By September 14, 2020Uncategorized

A recent article in the Guardian asked whether new industrial waste technology, coupled with a change in public behaviour could eliminate the need for landfill sites. New techniques are enabling some waste to be dug up and the methane gas it produces to be used to generate electricity; other rubbish is being re-used as building materials.

Recycling in the UK has undoubtedly been effective at cutting down on waste because only 50 per cent of our household waste ends up in landfill. While 50 per cent might sound like a good reduction that still means tens of millions of tonnes of trash is not being recycled. But even so we can see that with technological advances from comapnies such as Advanced Plasma Power (APP) that there might be a future ahead of us where most, if not all, of our waste is re-used or recycled.

Typical waste reprocessing plants that incinerate waste instead can process up to 170,000 tonnes of rubbish each year, which is equivalent to the amount of waste produce by a large city. This quantity can create enough gas to generate sufficient electricity to power up to 9,000 homes. The same process produces, as a by-product, approximately 20,000 tonnes of aggregate that can be used in the construction industry.

Waste plants that are already using these incineration methods have not completely eliminated waste because ash is also produced as a by-product and cannot currently be re-used but companies hope to find a use for it in the future.

Burning waste, even when it produces useable end-products is not necessarily the perfect solution because it reduces the possibilities for recycling and some people believe we should focus more on re-use rather than simply destroying our waste.

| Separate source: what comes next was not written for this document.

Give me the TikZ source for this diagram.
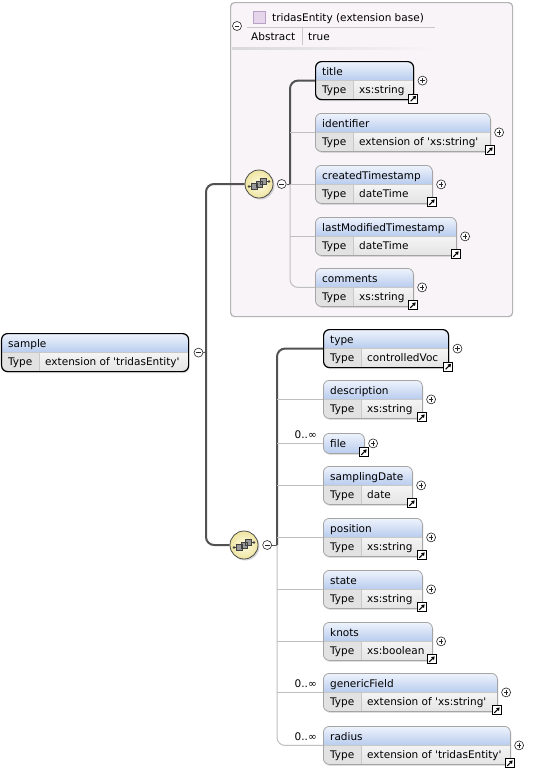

Waste Technology: Digging up Old Rubbish

Old landfill sites that were being filled before the advent of large scale recycling are known to be full of waste that actually could be recycled – some estimates put that quantity as high as 45 per cent. These products could include millions of tonnes of glass, ceramics, ferrous and non-ferrous metals, plastics, paper, wood and textiles. With new waste technology in action there is now a landfill mining plant in Belgium expected to be operating by 2016 that will be aiming to do just that – reclaim the recyclable materials from old landfill sites.